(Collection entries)
-- Begin --

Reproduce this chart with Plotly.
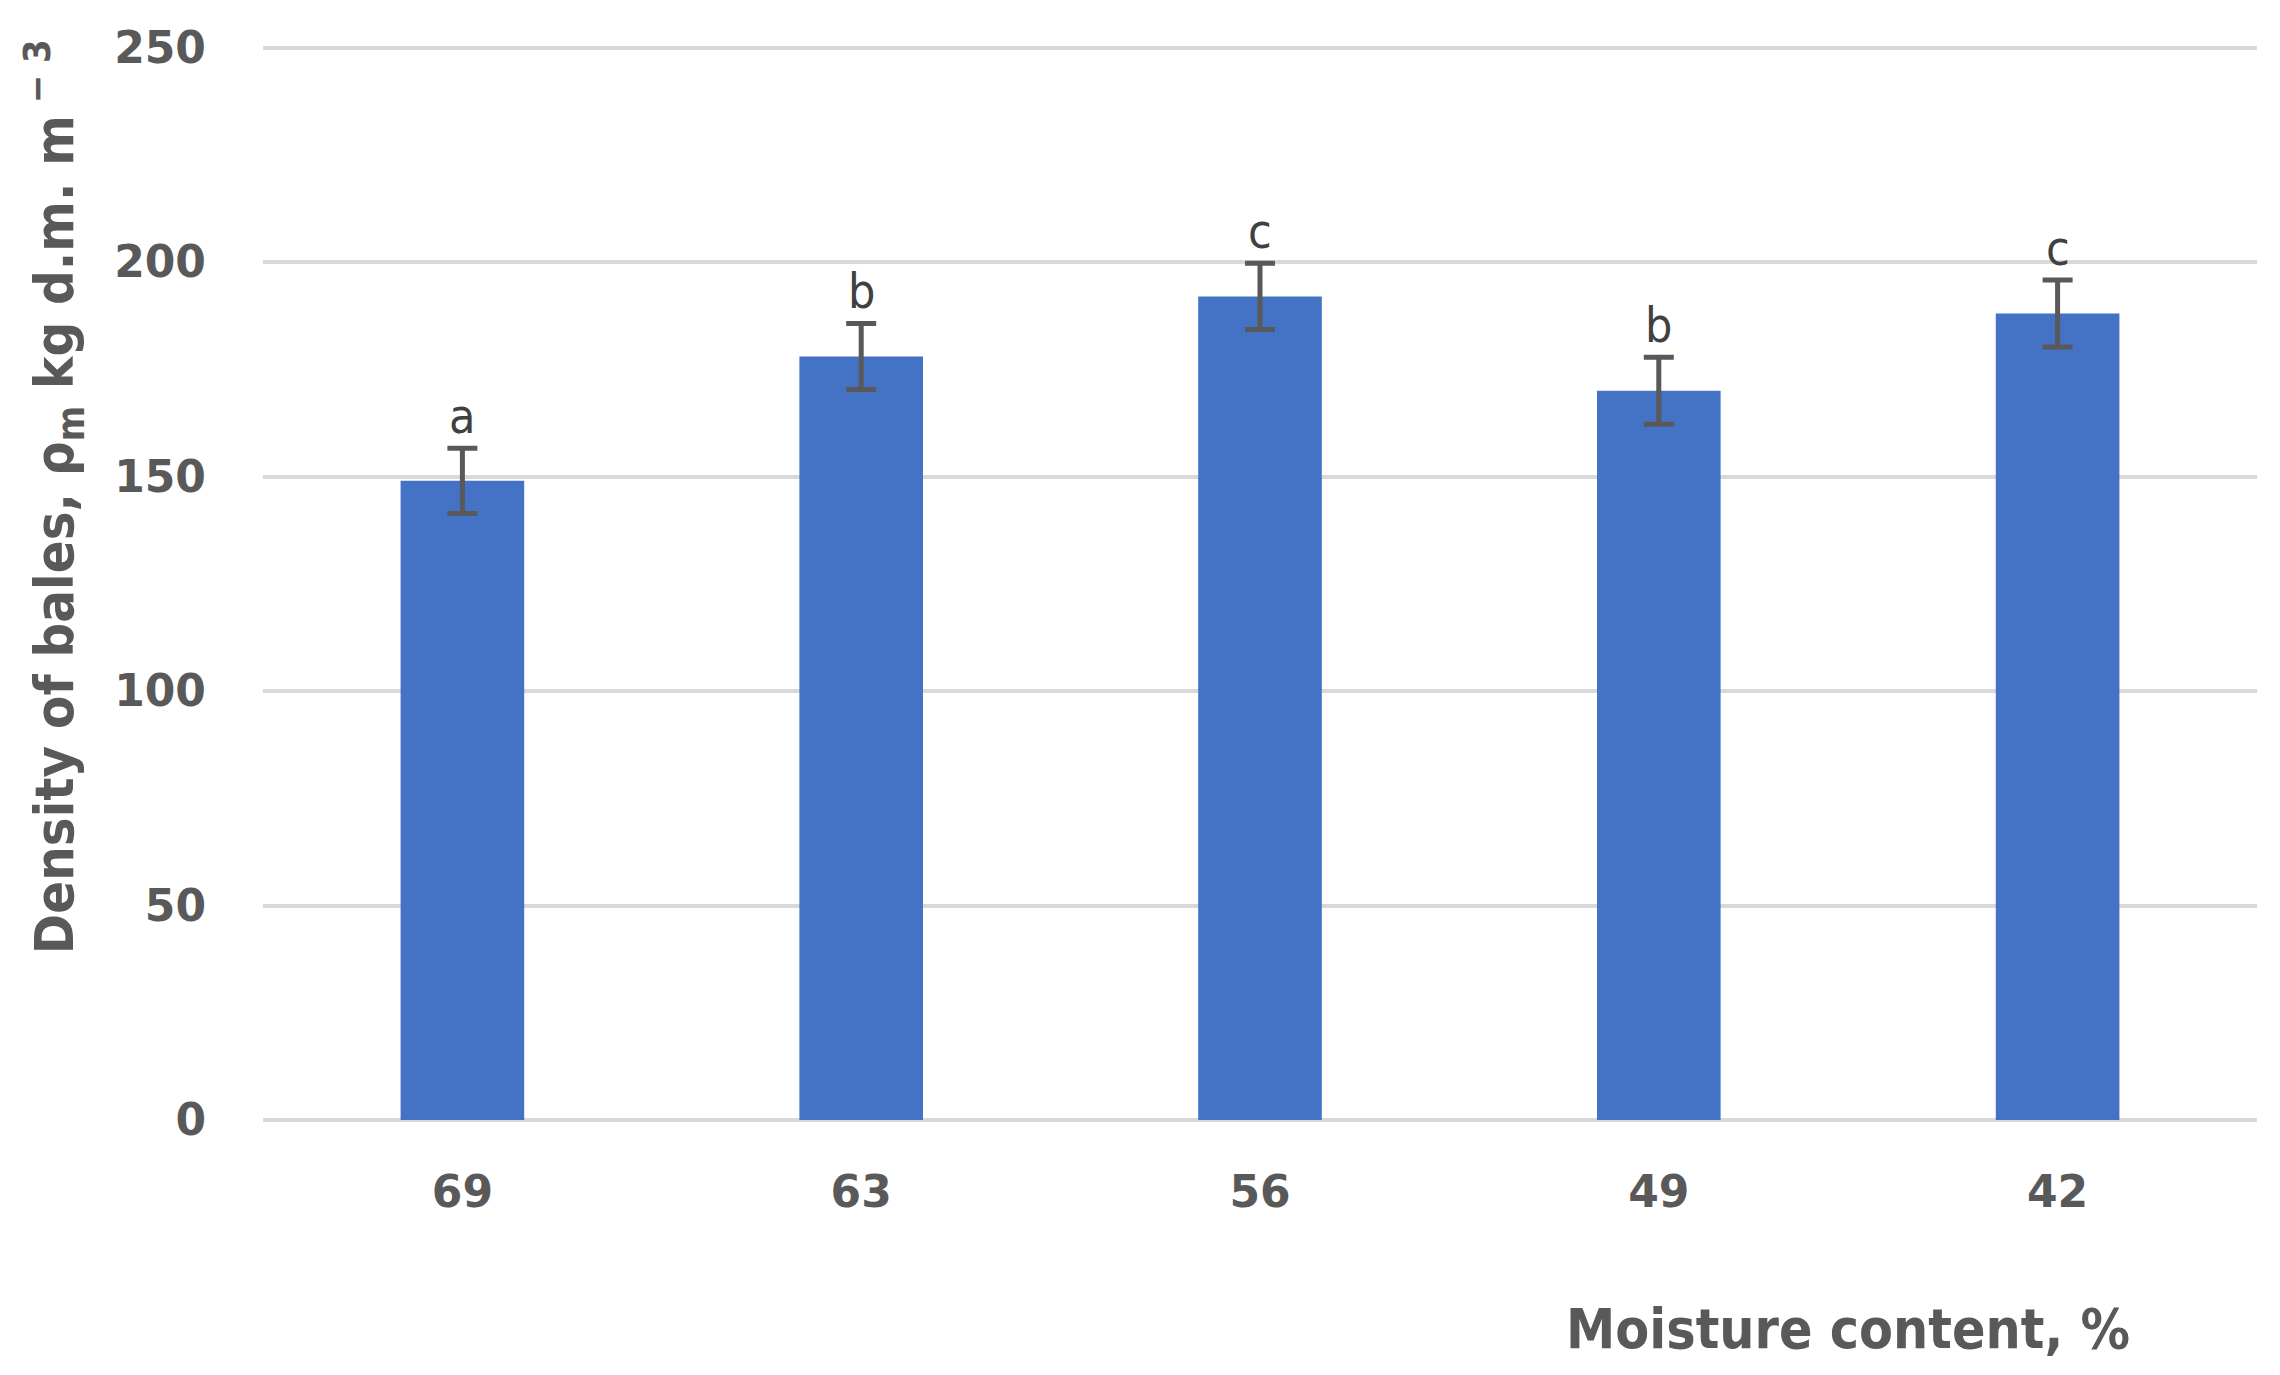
import plotly.graph_objects as go

# Data
moisture = ["69", "63", "56", "49", "42"]
density = [149, 178, 192, 170, 188]
density_err = [7.6, 7.7, 7.7, 7.8, 7.8]
group_letters = ["a", "b", "c", "b", "c"]
y_ticks = [0, 50, 100, 150, 200, 250]

BAR_BLUE = "#4472C4"
GRID_GREY = "#D9D9D9"
TEXT_GREY = "#595959"
NARROW = "Liberation Sans Narrow, DejaVu Sans Condensed, Roboto, sans-serif"

fig = go.Figure()

fig.add_trace(
    go.Bar(
        x=moisture,
        y=density,
        width=0.31,
        marker=dict(color=BAR_BLUE, line=dict(width=0)),
        error_y=dict(
            type="data",
            array=density_err,
            visible=True,
            color=TEXT_GREY,
            thickness=5,
            width=15,
        ),
        showlegend=False,
    )
)

# Significance letters above the error bars (category index as x)
for i, (val, err, letter) in enumerate(zip(density, density_err, group_letters)):
    fig.add_annotation(
        x=i, y=val + err, text=letter,
        xref="x", yref="y",
        showarrow=False, xanchor="center", yanchor="bottom", yshift=2,
        font=dict(family=NARROW, size=48, color="#404040"),
    )

# Axis titles
fig.add_annotation(
    x=-0.105, y=0.58, xref="paper", yref="paper",
    xanchor="center", yanchor="middle",
    text="Density of bales, ρ<sub>m</sub> kg d.m. m<sup> − 3</sup>",
    textangle=-90, showarrow=False,
    font=dict(family=NARROW, size=54, color=TEXT_GREY, weight="bold"),
)
fig.add_annotation(
    x=0.795, y=-0.194, xref="paper", yref="paper",
    xanchor="center", yanchor="middle",
    text="Moisture content, %",
    showarrow=False,
    font=dict(family=NARROW, size=55, color=TEXT_GREY, weight="bold"),
)

fig.update_xaxes(
    type="category",
    range=[-0.5, 4.5],
    showgrid=False,
    showline=False,
    zeroline=False,
    ticks="",
    ticklabelstandoff=42,
    tickfont=dict(family="DejaVu Sans", size=44, color=TEXT_GREY, weight="bold"),
)
fig.update_yaxes(
    range=[0, 250.6],
    tickvals=y_ticks,
    showgrid=True,
    gridcolor=GRID_GREY,
    gridwidth=4,
    zeroline=True,
    zerolinecolor=GRID_GREY,
    zerolinewidth=4,
    showline=False,
    ticks="",
    ticklabelstandoff=56,
    tickfont=dict(family="DejaVu Sans", size=44, color=TEXT_GREY, weight="bold"),
)

# the page body adds an 8px offset, so the figure is 8px smaller each way
fig.update_layout(
    width=2272,
    height=1367,
    margin=dict(l=255, r=23, t=37, b=255),
    plot_bgcolor="white",
    paper_bgcolor="white",
    bargap=0.69,
)

fig.write_html("out.html")
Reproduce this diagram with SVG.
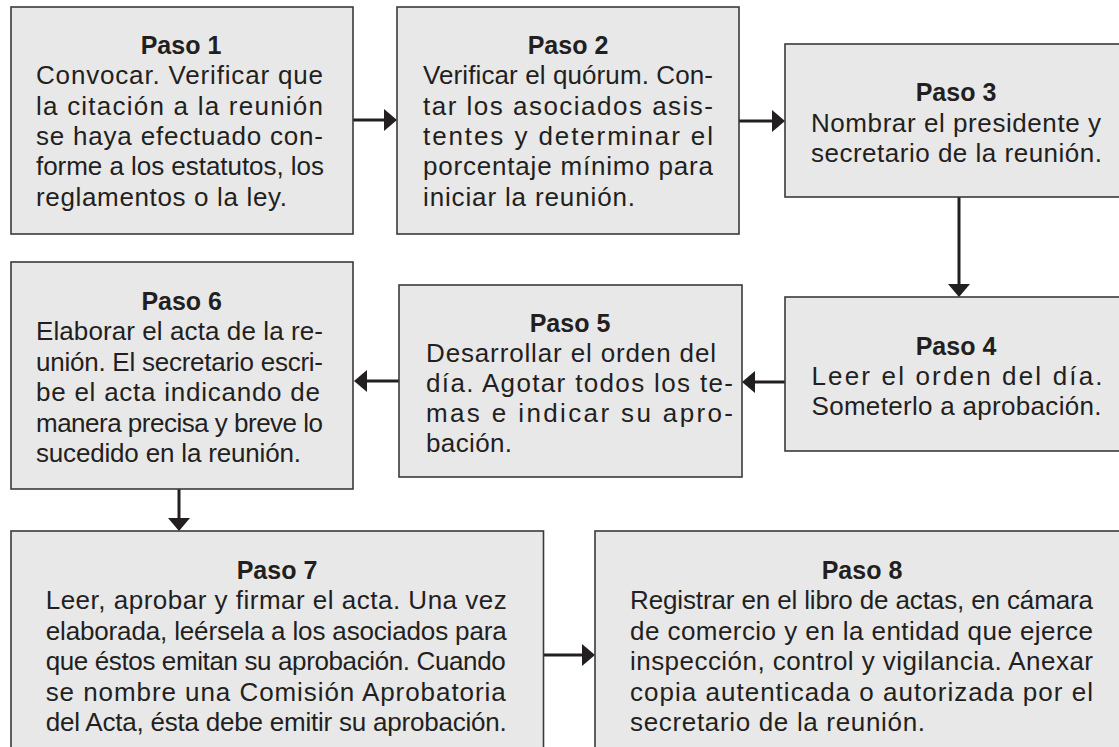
<svg xmlns="http://www.w3.org/2000/svg" width="1119" height="747" viewBox="0 0 1119 747">
<style>
.box{fill:#e8e8e8;stroke:#3a3a3a;stroke-width:1.6}
.t{font-family:"Liberation Sans",Arial,sans-serif;font-size:26px;fill:#231f20}
.h{font-family:"Liberation Sans",Arial,sans-serif;font-size:25px;font-weight:bold;fill:#231f20;text-anchor:middle}
.c{stroke:#231f20;stroke-width:3;fill:none;marker-end:url(#ah)}
</style>
<defs>
<marker id="ah" markerUnits="userSpaceOnUse" markerWidth="14" markerHeight="22" refX="3" refY="11" orient="auto" viewBox="0 0 14 22">
<path d="M0,0 L13,11 L0,22 z" fill="#231f20"/>
</marker>
</defs>
<rect width="1119" height="747" fill="#ffffff"/>
<g id="connectors">
<line class="c" x1="353" y1="120" x2="387" y2="120"/>
<line class="c" x1="739" y1="121" x2="775" y2="121"/>
<line class="c" x1="959" y1="197" x2="959" y2="287"/>
<line class="c" x1="785" y1="382" x2="752" y2="382"/>
<line class="c" x1="399" y1="381" x2="364" y2="381"/>
<line class="c" x1="179" y1="489" x2="179" y2="521"/>
<line class="c" x1="543" y1="655" x2="585" y2="655"/>
</g>
<g id="paso1">
<rect class="box" x="11" y="7" width="342" height="227"/>
<text class="h" x="181" y="54">Paso 1</text>
<text class="t" x="36" y="84.3" textLength="287" lengthAdjust="spacing">Convocar. Verificar que</text>
<text class="t" x="36" y="114.6" textLength="287" lengthAdjust="spacing">la citación a la reunión</text>
<text class="t" x="36" y="144.9" textLength="287" lengthAdjust="spacing">se haya efectuado con-</text>
<text class="t" x="36" y="175.2" textLength="288" lengthAdjust="spacing">forme a los estatutos, los</text>
<text class="t" x="36" y="205.5" textLength="251" lengthAdjust="spacing">reglamentos o la ley.</text>
</g>
<g id="paso2">
<rect class="box" x="397" y="7" width="342" height="227"/>
<text class="h" x="568" y="54">Paso 2</text>
<text class="t" x="423" y="84.3" textLength="290" lengthAdjust="spacing">Verificar el quórum. Con-</text>
<text class="t" x="423" y="114.6" textLength="290" lengthAdjust="spacing">tar los asociados asis-</text>
<text class="t" x="423" y="144.9" textLength="290" lengthAdjust="spacing">tentes y determinar el</text>
<text class="t" x="423" y="175.2" textLength="290" lengthAdjust="spacing">porcentaje mínimo para</text>
<text class="t" x="423" y="205.5" textLength="212" lengthAdjust="spacing">iniciar la reunión.</text>
</g>
<g id="paso3">
<rect class="box" x="785" y="44" width="345" height="153"/>
<text class="h" x="956" y="101">Paso 3</text>
<text class="t" x="811" y="132" textLength="290" lengthAdjust="spacing">Nombrar el presidente y</text>
<text class="t" x="811" y="162" textLength="291" lengthAdjust="spacing">secretario de la reunión.</text>
</g>
<g id="paso4">
<rect class="box" x="785" y="297" width="345" height="154"/>
<text class="h" x="956" y="355">Paso 4</text>
<text class="t" x="811.5" y="385" textLength="291" lengthAdjust="spacing">Leer el orden del día.</text>
<text class="t" x="811.5" y="415" textLength="290" lengthAdjust="spacing">Someterlo a aprobación.</text>
</g>
<g id="paso5">
<rect class="box" x="399" y="285" width="343" height="192"/>
<text class="h" x="570" y="332">Paso 5</text>
<text class="t" x="426" y="362" textLength="290" lengthAdjust="spacing">Desarrollar el orden del</text>
<text class="t" x="426" y="392" textLength="307" lengthAdjust="spacing">día. Agotar todos los te-</text>
<text class="t" x="426" y="422" textLength="307" lengthAdjust="spacing">mas e indicar su apro-</text>
<text class="t" x="426" y="452" textLength="86" lengthAdjust="spacing">bación.</text>
</g>
<g id="paso6">
<rect class="box" x="11" y="262" width="342" height="227"/>
<text class="h" x="181.7" y="310">Paso 6</text>
<text class="t" x="36" y="340.4" textLength="287" lengthAdjust="spacing">Elaborar el acta de la re-</text>
<text class="t" x="36" y="370.8" textLength="287" lengthAdjust="spacing">unión. El secretario escri-</text>
<text class="t" x="36" y="401.2" textLength="284" lengthAdjust="spacing">be el acta indicando de</text>
<text class="t" x="36" y="431.6" textLength="287" lengthAdjust="spacing">manera precisa y breve lo</text>
<text class="t" x="36" y="462" textLength="265" lengthAdjust="spacing">sucedido en la reunión.</text>
</g>
<g id="paso7">
<rect class="box" x="11" y="531" width="532.5" height="240"/>
<text class="h" x="277" y="579">Paso 7</text>
<text class="t" x="45.7" y="609.4" textLength="461" lengthAdjust="spacing">Leer, aprobar y firmar el acta. Una vez</text>
<text class="t" x="45.7" y="639.8" textLength="461" lengthAdjust="spacing">elaborada, leérsela a los asociados para</text>
<text class="t" x="45.7" y="670.2" textLength="460" lengthAdjust="spacing">que éstos emitan su aprobación. Cuando</text>
<text class="t" x="45.7" y="700.6" textLength="460" lengthAdjust="spacing">se nombre una Comisión Aprobatoria</text>
<text class="t" x="45.7" y="731" textLength="461" lengthAdjust="spacing">del Acta, ésta debe emitir su aprobación.</text>
</g>
<g id="paso8">
<rect class="box" x="595" y="531" width="535" height="240"/>
<text class="h" x="862" y="579">Paso 8</text>
<text class="t" x="630" y="609.4" textLength="463" lengthAdjust="spacing">Registrar en el libro de actas, en cámara</text>
<text class="t" x="630" y="639.8" textLength="463" lengthAdjust="spacing">de comercio y en la entidad que ejerce</text>
<text class="t" x="630" y="670.2" textLength="463" lengthAdjust="spacing">inspección, control y vigilancia. Anexar</text>
<text class="t" x="630" y="700.6" textLength="463" lengthAdjust="spacing">copia autenticada o autorizada por el</text>
<text class="t" x="630" y="731" textLength="295" lengthAdjust="spacing">secretario de la reunión.</text>
</g>
</svg>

-- End --

PROMPT: All lines from the start of the entries above through the line containing "fig = go.Figure()" are to be given again exactly; the pictures are not.

ANSWER FOR THIS EXERCISE:
Reproduce this chart with Plotly.
import plotly.graph_objects as go

# Data
moisture = ["69", "63", "56", "49", "42"]
density = [149, 178, 192, 170, 188]
density_err = [7.6, 7.7, 7.7, 7.8, 7.8]
group_letters = ["a", "b", "c", "b", "c"]
y_ticks = [0, 50, 100, 150, 200, 250]

BAR_BLUE = "#4472C4"
GRID_GREY = "#D9D9D9"
TEXT_GREY = "#595959"
NARROW = "Liberation Sans Narrow, DejaVu Sans Condensed, Roboto, sans-serif"

fig = go.Figure()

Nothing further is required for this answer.